THE REQUEST — Reproduce the listing that follows with no differences at all.

GIVEN INFORMATION —
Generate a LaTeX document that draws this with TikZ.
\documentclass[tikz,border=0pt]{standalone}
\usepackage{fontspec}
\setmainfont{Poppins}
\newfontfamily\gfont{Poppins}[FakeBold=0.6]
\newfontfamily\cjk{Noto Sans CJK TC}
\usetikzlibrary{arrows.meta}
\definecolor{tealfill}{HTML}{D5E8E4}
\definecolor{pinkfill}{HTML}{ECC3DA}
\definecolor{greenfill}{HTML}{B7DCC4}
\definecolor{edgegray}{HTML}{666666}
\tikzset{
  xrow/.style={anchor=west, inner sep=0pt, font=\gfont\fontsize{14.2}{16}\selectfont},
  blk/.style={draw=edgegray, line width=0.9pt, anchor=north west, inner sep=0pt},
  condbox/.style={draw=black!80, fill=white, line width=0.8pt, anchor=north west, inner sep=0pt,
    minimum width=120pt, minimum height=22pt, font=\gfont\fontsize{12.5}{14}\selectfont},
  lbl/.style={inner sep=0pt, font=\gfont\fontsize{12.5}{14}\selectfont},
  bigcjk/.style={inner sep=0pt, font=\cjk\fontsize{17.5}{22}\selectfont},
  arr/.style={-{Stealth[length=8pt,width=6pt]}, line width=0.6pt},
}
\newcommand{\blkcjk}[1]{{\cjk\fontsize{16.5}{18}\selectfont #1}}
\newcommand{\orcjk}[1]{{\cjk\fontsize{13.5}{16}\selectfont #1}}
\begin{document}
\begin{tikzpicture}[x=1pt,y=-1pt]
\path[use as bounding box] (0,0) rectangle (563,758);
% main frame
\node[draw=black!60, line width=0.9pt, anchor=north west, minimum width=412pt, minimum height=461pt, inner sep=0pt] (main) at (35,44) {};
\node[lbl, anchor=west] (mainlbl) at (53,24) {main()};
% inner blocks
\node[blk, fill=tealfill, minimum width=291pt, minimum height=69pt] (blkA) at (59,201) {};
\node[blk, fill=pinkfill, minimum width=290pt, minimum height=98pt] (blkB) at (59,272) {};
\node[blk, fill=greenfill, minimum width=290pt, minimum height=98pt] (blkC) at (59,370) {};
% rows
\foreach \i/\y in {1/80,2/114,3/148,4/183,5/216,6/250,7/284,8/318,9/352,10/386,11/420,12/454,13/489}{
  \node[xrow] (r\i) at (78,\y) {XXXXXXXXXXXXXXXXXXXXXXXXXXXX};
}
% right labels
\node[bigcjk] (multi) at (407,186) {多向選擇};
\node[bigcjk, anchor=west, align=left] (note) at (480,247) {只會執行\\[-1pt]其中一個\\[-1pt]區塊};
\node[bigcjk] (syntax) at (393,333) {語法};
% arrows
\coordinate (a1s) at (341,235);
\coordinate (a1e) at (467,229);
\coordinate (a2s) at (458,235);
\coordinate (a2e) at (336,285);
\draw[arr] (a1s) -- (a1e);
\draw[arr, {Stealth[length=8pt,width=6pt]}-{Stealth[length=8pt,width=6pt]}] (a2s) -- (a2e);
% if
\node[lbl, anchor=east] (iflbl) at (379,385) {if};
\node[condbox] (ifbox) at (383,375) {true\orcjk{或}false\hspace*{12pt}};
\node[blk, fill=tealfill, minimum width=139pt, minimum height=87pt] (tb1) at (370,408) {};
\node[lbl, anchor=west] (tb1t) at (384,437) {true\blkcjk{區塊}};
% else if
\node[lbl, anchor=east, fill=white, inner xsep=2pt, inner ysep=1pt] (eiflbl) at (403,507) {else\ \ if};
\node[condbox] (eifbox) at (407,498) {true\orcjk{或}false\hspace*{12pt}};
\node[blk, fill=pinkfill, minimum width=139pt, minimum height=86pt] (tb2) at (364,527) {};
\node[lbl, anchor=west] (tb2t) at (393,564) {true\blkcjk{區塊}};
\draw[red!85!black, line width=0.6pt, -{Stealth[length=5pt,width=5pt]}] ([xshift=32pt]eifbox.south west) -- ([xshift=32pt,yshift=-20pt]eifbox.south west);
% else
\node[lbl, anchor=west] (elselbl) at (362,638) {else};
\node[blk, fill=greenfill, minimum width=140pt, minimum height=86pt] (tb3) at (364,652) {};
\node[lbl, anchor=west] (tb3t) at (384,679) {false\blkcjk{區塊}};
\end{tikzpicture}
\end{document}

RESPONSE TO THIS TASK —
Generate a LaTeX document that draws this with TikZ.
\documentclass[tikz,border=0pt]{standalone}
\usepackage{fontspec}
\setmainfont{Poppins}
\newfontfamily\gfont{Poppins}[FakeBold=0.6]
\newfontfamily\cjk{Noto Sans CJK TC}
\usetikzlibrary{arrows.meta}
\definecolor{tealfill}{HTML}{D5E8E4}
\definecolor{pinkfill}{HTML}{ECC3DA}
\definecolor{greenfill}{HTML}{B7DCC4}
\definecolor{edgegray}{HTML}{666666}
\tikzset{
  xrow/.style={anchor=west, inner sep=0pt, font=\gfont\fontsize{14.2}{16}\selectfont},
  blk/.style={draw=edgegray, line width=0.9pt, anchor=north west, inner sep=0pt},
  condbox/.style={draw=black!80, fill=white, line width=0.8pt, anchor=north west, inner sep=0pt,
    minimum width=120pt, minimum height=22pt, font=\gfont\fontsize{12.5}{14}\selectfont},
  lbl/.style={inner sep=0pt, font=\gfont\fontsize{12.5}{14}\selectfont},
  bigcjk/.style={inner sep=0pt, font=\cjk\fontsize{17.5}{22}\selectfont},
  arr/.style={-{Stealth[length=8pt,width=6pt]}, line width=0.6pt},
}
\newcommand{\blkcjk}[1]{{\cjk\fontsize{16.5}{18}\selectfont #1}}
\newcommand{\orcjk}[1]{{\cjk\fontsize{13.5}{16}\selectfont #1}}
\begin{document}
\begin{tikzpicture}[x=1pt,y=-1pt]
\path[use as bounding box] (0,0) rectangle (563,758);
% main frame
\node[draw=black!60, line width=0.9pt, anchor=north west, minimum width=412pt, minimum height=461pt, inner sep=0pt] (main) at (35,44) {};
\node[lbl, anchor=west] (mainlbl) at (53,24) {main()};
% inner blocks
\node[blk, fill=tealfill, minimum width=291pt, minimum height=69pt] (blkA) at (59,201) {};
\node[blk, fill=pinkfill, minimum width=290pt, minimum height=98pt] (blkB) at (59,272) {};
\node[blk, fill=greenfill, minimum width=290pt, minimum height=98pt] (blkC) at (59,370) {};
% rows
\foreach \i/\y in {1/80,2/114,3/148,4/183,5/216,6/250,7/284,8/318,9/352,10/386,11/420,12/454,13/489}{
  \node[xrow] (r\i) at (78,\y) {XXXXXXXXXXXXXXXXXXXXXXXXXXXX};
}
% right labels
\node[bigcjk] (multi) at (407,186) {多向選擇};
\node[bigcjk, anchor=west, align=left] (note) at (480,247) {只會執行\\[-1pt]其中一個\\[-1pt]區塊};
\node[bigcjk] (syntax) at (393,333) {語法};
% arrows
\coordinate (a1s) at (341,235);
\coordinate (a1e) at (467,229);
\coordinate (a2s) at (458,235);
\coordinate (a2e) at (336,285);
\draw[arr] (a1s) -- (a1e);
\draw[arr, {Stealth[length=8pt,width=6pt]}-{Stealth[length=8pt,width=6pt]}] (a2s) -- (a2e);
% if
\node[lbl, anchor=east] (iflbl) at (379,385) {if};
\node[condbox] (ifbox) at (383,375) {true\orcjk{或}false\hspace*{12pt}};
\node[blk, fill=tealfill, minimum width=139pt, minimum height=87pt] (tb1) at (370,408) {};
\node[lbl, anchor=west] (tb1t) at (384,437) {true\blkcjk{區塊}};
% else if
\node[lbl, anchor=east, fill=white, inner xsep=2pt, inner ysep=1pt] (eiflbl) at (403,507) {else\ \ if};
\node[condbox] (eifbox) at (407,498) {true\orcjk{或}false\hspace*{12pt}};
\node[blk, fill=pinkfill, minimum width=139pt, minimum height=86pt] (tb2) at (364,527) {};
\node[lbl, anchor=west] (tb2t) at (393,564) {true\blkcjk{區塊}};
\draw[red!85!black, line width=0.6pt, -{Stealth[length=5pt,width=5pt]}] ([xshift=32pt]eifbox.south west) -- ([xshift=32pt,yshift=-20pt]eifbox.south west);
% else
\node[lbl, anchor=west] (elselbl) at (362,638) {else};
\node[blk, fill=greenfill, minimum width=140pt, minimum height=86pt] (tb3) at (364,652) {};
\node[lbl, anchor=west] (tb3t) at (384,679) {false\blkcjk{區塊}};
\end{tikzpicture}
\end{document}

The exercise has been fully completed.